Nos coups de cœur de la semaine, Anthony Saroufim et Jude Vadée, fréquentent la vie nocturne underground. Si le premier explore les fêtes insoupçonnées qui se déploient au sein de la capitale libanaise, le second documente les espaces de sous-cultures queer et celleux qui y évoluent.
Anthony Saroufim
Après un long passage à Paris, Anthony Saroufim, né en 1990, a décidé de revenir à son Liban natal, et en particulier, à ses nuits et aux âmes libres qui les traversent. Travail participatif au long cours, entamé en 2019, Les Indisciplinés raconte, sans jugement, la sauvagerie nocturne au cœur de Beyrouth, la liberté insouciante et la beauté sans compromis. « Il ne s’agit pas simplement de documenter, mais d’inviter le·a spectateurice à ressentir ces moments de libération et à plonger dedans », révèle-t-il.
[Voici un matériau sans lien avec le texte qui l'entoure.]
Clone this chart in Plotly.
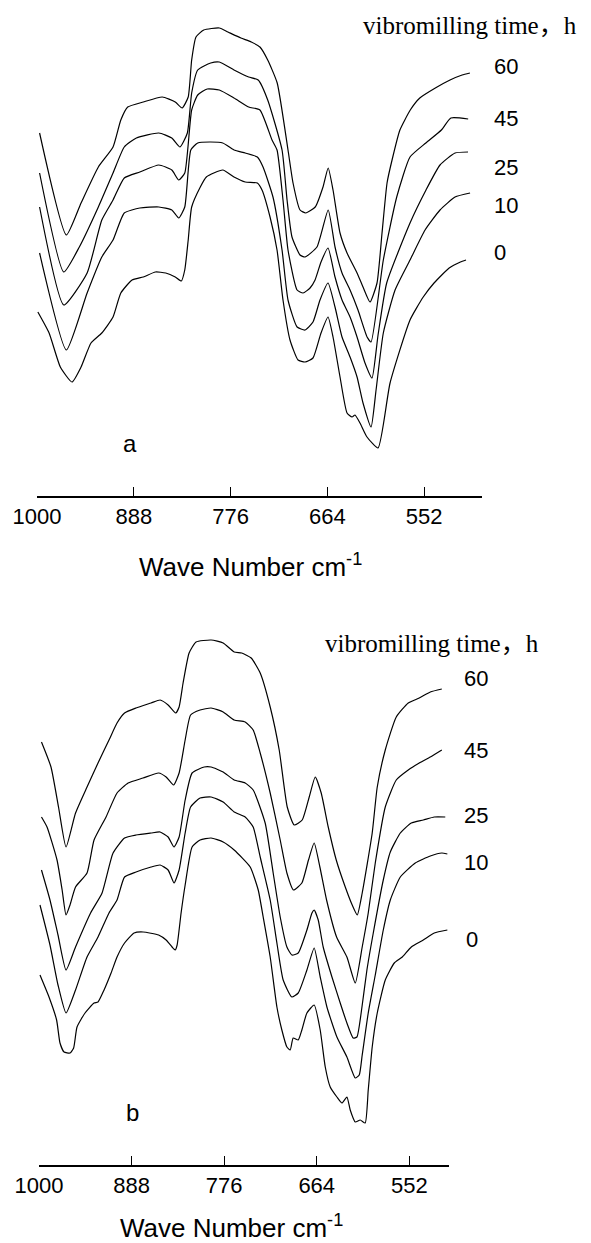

Cet auteur trouve dans les contradictions, les crises et les habitant·es de cette ville dont il est originaire tout ce qui peut le nourrir, artistiquement et spirituellement. Les moments de liesse sont capturés pour eux-mêmes, mais aussi parce qu’ils permettent l’expression des identités, peuvent être animés par l’idée de rébellion, de « résistance aux normes, aux attentes sociales, à la conformité », énumère le photographe. « Je ne cherche pas à glorifier la “joie de vivre” libanaise, ni à romancer la résilience en période de crise. Il s’agit plutôt de la peur – celle de ne jamais vraiment vivre à nouveau », confie-t-il. En quête d’intensité et d’expériences immersives, l’artiste explore une pratique authentique et spontanée, en communion avec les subjectivités documentées.
Jude Vadée
Performeur·ses, artistes drag, musicien·nes, stylistes, Jude Vadée raconte ses rencontres fécondes et salvatrices. « J’ai envie que mon travail soit une contribution à la création d’une archive queer, capable de créer un sentiment d’appartenance pour les personnes à la marge, et permettant d’être en contrôle de notre histoire », confie-t-il. Cet artiste visuel trans, passé par l’école des Gobelins, vit à Berlin depuis la fin de ses études. Hors de la binarité et loin de la normativité, il existe en nous des manières d’être belles et monstrueuses, sublimes et vivantes, qu’il s’agit à présent d’affirmer haut et fort. C’est ce à quoi s’engage Jude Vadée, qui s’intéresse au 8e art en tant qu’outil de savoir et révélateur de vérité au 20e siècle, à travers la photo médicale, légale et juridique. « L’image a contribué à fabriquer des normes corporelles, à décider de ce qui était un corps normal et un corps déviant, affirme-t-il. Un corps contre-nature, mutant, monstrueux. » Qu’elles soient trans, intersexes, handicapées, racisées et/ou neuro-diverses, un grand nombre de personnes étaient représentées avec déshumanisation et diabolisation. Apparue dans la continuité de sa pratique du dessin, la photo représente aujourd’hui pour lui « un intermédiaire entre lui et le monde, qui (lui) permet de faire communauté avec les autres », déclare-t-il. Explorer ces esthétiques de l’a-normalité, c’est ainsi répondre à « cent années de censure, d’indifférence et de répression », explique-t-il, et de se réapproprier cette pratique en tant que forme inédite d’activisme.